Pretty sure that even after the release of the 2DS, the 3DS models continued to sell better. The feature seems to be worth the extra cost to most people at least. Probably not worth the cost in terms of performance, but offputting is a bit much. Not really sure what you're trying to argue with software, because if the shift of shovelware to mobile was a factor, then that seems to cut against the argument you're making if I'm not misunderstanding. If that was a big part of the Switch's decline, more horsepower wouldn't have really helped. So, absent that, what would the 3DS have sold? 100 m? What would a beefier DS have sold? 

The Vita was what people are suggesting the Switch 2 should be. Essentially the same, with better graphics, and QOL improvements. It may not have had the improvements you think it ought to have had, but it did everything the PSP did, and then some. People weren't interested. Those kinds of sequel consoles are just not guaranteed to have the same appeal as predecessors. 

I did not say the Switch 2 would be the same thing as going from the GBC to GBA. The GBA was a legitimately massive leap over the GBC that allowed you to do types of games that just couldn't have been done before. The Switch 2 will not do that.
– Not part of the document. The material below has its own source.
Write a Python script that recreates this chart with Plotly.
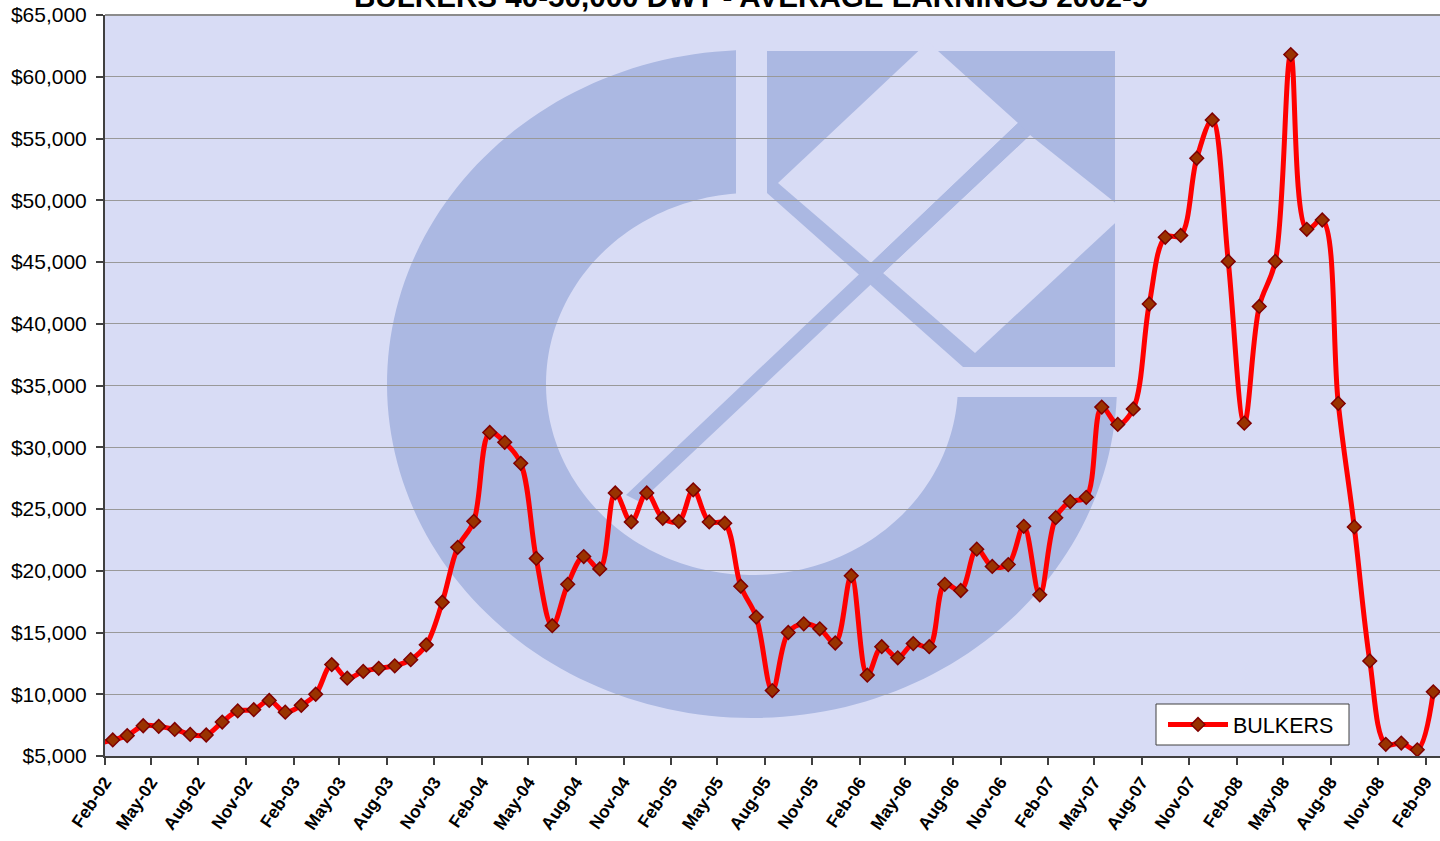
import math
import pandas as pd
import plotly.graph_objects as go

# ---------------- data ----------------
title_text = "BULKERS 40-50,000 DWT - AVERAGE EARNINGS 2002-9"
series_name = "BULKERS"

# monthly observations, Jan-02 ... Feb-09 (USD/day)
months = pd.date_range("2002-01-01", "2009-02-01", freq="MS")
earnings = [
    6000,                                                        # Jan-02
    6300, 6650, 7450, 7400, 7150, 6750, 6700, 7750, 8650, 8750, 9500,   # Feb-02..Dec-02
    8550, 9100, 10000, 12400, 11300, 11850, 12100, 12300, 12800, 14000, 17450, 21900,  # 2003
    24000, 31200, 30400, 28700, 21000, 15550, 18900, 21150, 20150, 26300, 23950, 26300,  # 2004
    24250, 24000, 26550, 23950, 23850, 18750, 16250, 10300, 15000, 15700, 15300, 14150,  # 2005
    19600, 11550, 13850, 12950, 14100, 13850, 18900, 18400, 21750, 20350, 20500, 23600,  # 2006
    18050, 24300, 25600, 25950, 33250, 31850, 33100, 41600, 47000, 47150, 53400, 56500,  # 2007
    45050, 31950, 41400, 45050, 61800, 47650, 48400, 33550, 23550, 12700, 5950, 6050,    # 2008
    5500, 10200,                                                 # Jan-09, Feb-09
]

tick_labels = [
    "Feb-02", "May-02", "Aug-02", "Nov-02",
    "Feb-03", "May-03", "Aug-03", "Nov-03",
    "Feb-04", "May-04", "Aug-04", "Nov-04",
    "Feb-05", "May-05", "Aug-05", "Nov-05",
    "Feb-06", "May-06", "Aug-06", "Nov-06",
    "Feb-07", "May-07", "Aug-07", "Nov-07",
    "Feb-08", "May-08", "Aug-08", "Nov-08",
    "Feb-09",
]

# ---------------- styling / layout ----------------
W, H = 1440, 841
PL, PR, PT, PB = 105, 1440, 15, 756        # plot-area pixel box
BG = "#D8DCF5"
LOGO = "#ABB8E2"
FONT = "Liberation Sans, Arial, sans-serif"

x_points = months + pd.Timedelta(days=15)
tick_vals = pd.to_datetime(tick_labels, format="%b-%y")


def P(px, py):
    return (px - PL) / (PR - PL), (PB - py) / (PB - PT)


def path_from(points):
    pts = [P(x, y) for x, y in points]
    s = "M{:.5f},{:.5f} ".format(*pts[0])
    s += " ".join("L{:.5f},{:.5f}".format(u, v) for u, v in pts[1:])
    return s + " Z"


# watermark logo geometry (pixel coordinates)
cx, cy = 752, 384
orx, ory = 365, 334
irx, iry = 206, 191
t0o = math.degrees(math.acos((736 - cx) / orx))
t1o = 360 - math.degrees(math.asin((397 - cy) / ory))
t0i = math.degrees(math.acos((736 - cx) / irx))
t1i = 360 - math.degrees(math.asin((397 - cy) / iry))
ring = []
n = 160
for i in range(n + 1):
    t = math.radians(t0o + (t1o - t0o) * i / n)
    ring.append((cx + orx * math.cos(t), cy - ory * math.sin(t)))
for i in range(n + 1):
    t = math.radians(t1i + (t0i - t1i) * i / n)
    ring.append((cx + irx * math.cos(t), cy - iry * math.sin(t)))

block = [(767, 51), (1115, 51), (1115, 367), (963, 367), (767, 193)]
diamond_a = [(778, 183), (928, 42), (1018, 123), (871, 263)]
diamond_b = [(883, 273), (1030, 135), (1127, 212), (975, 353)]
stripe = [(1018, 123), (1030, 135), (883, 273), (640, 502), (626, 495), (871, 263)]

shapes = []
for pts, col in [(ring, LOGO), (block, LOGO), (diamond_a, BG), (diamond_b, BG), (stripe, LOGO)]:
    shapes.append(dict(type="path", xref="paper", yref="paper", path=path_from(pts),
                       fillcolor=col, line=dict(width=0), layer="below"))
# top border of plot area
shapes.append(dict(type="line", xref="paper", yref="paper", x0=0, x1=1, y0=1, y1=1,
                   line=dict(color="#8C8C8C", width=2), layer="above"))
# legend frame
lx0, ly0 = P(1156, 745)
lx1, ly1 = P(1349, 704)
shapes.append(dict(type="rect", xref="paper", yref="paper", x0=lx0, x1=lx1, y0=ly0, y1=ly1,
                   fillcolor="white", line=dict(color="#404040", width=1), layer="above"))

fig = go.Figure()
fig.add_trace(go.Scatter(
    x=x_points, y=earnings, name=series_name, mode="lines+markers",
    line=dict(color="#FF0000", width=5, shape="spline", smoothing=1.0),
    marker=dict(symbol="diamond", size=10.5, color="#993300",
                line=dict(color="#800000", width=1.5)),
))

fig.update_layout(
    width=W, height=H,
    margin=dict(l=PL, r=W - PR, t=PT, b=H - PB, pad=0),
    paper_bgcolor="white", plot_bgcolor=BG,
    font=dict(family=FONT, color="black"),
    shapes=shapes,
    showlegend=True,
    legend=dict(x=P(1163, 0)[0], y=P(0, 704)[1], xanchor="left", yanchor="top",
                bgcolor="rgba(0,0,0,0)", borderwidth=0,
                font=dict(size=21.5, family=FONT), itemwidth=60),
    annotations=[dict(text=title_text, xref="paper", yref="paper",
                      x=P(751, 0)[0], y=P(0, -4)[1], xanchor="center", yanchor="middle",
                      showarrow=False, font=dict(size=29.6, family=FONT, weight="bold"))],
)

fig.update_xaxes(
    type="date", range=["2002-02-01", "2009-03-01"],
    tickmode="array", tickvals=tick_vals, ticktext=tick_labels,
    tickangle=-56, tickfont=dict(size=17.5, family=FONT, weight="bold"),
    ticks="outside", ticklen=7, tickwidth=1.5, tickcolor="#404040",
    showline=True, linecolor="#404040", linewidth=2, showgrid=False, zeroline=False,
)
fig.update_yaxes(
    range=[5000, 65000], dtick=5000, tick0=5000, tickformat="$,.0f",
    tickfont=dict(size=21, family=FONT), ticklabelstandoff=5,
    ticks="outside", ticklen=7, tickwidth=1.5, tickcolor="#404040",
    showline=True, linecolor="#404040", linewidth=2,
    showgrid=True, gridcolor="#999999", gridwidth=1, zeroline=False,
)

fig.write_html(
    "out.html",
    config={"displayModeBar": False},
    post_script="document.body.style.margin='0';document.body.style.overflow='hidden';",
)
It was also for the most part a wholly unique library that couldn't be found anywhere else. Outside of the first party stuff, the Switch 2 presumably won't have a ton of exclusives. The GBA came out at the height of Pokemon where handheld gaming was taking off. I'm not saying the Switch 2 won't simply continue the trend of Switch sales, but the scenario is different, so there is no guarantee of that. 

Yeah, the hybrid feature is appealing. But, people already have a system that does exactly the same thing, the Switch. If you're expecting them to drop another several hundred dollars, then the new system should do something worthwhile that the old one doesn't. If we have the same kind of cross gen period as XBoxSx/PS5, the value proposition on the Switch becomes very unclear. Is the Switch audience going to be sold on shinier graphics when that really hasn't been a major selling point in the first place? They can just only put games on the Switch 2, and some people are going to buy it because they just have to have the next Smash Bros. But I think a lot of people are going to think why am I going to 400ish dollars for a system that plays pretty much the same kinds of games at the same level of quality? What's the pitch? "It's like the Switch, but a little better." "Well, if you want to play the next animal crossing, you kind of have no choice". 

Well, you're entitled to your opinion. In the unlikely event I wind up running a massive gaming hardware manufacturer, you will not be working for me.

Zelda: Breath of the Wild has a scope and scale that no Vita or smartphone had. 

If Nintendo tried to sell a DS type console today (something underpowered and cheap) IMO it wouldn't sell that well. 

The whole thing that makes the Switch special is that it CAN play full blown console type experiences along with other types of games, but you take away the BOTWs and Mario Kart and Xenoblade type games and the system is not anywhere near as special anymore. 

Smartphone gaming was cutting into mobile gaming with the 3DS and Vita, to combat that you had to go upmarket with higher end tech and deliver gaming experiences that are way better than what you can get on a phone (read: experiences that are basically console games, not "kid brother spin-off portable titles that are much smaller in scale type of experiences).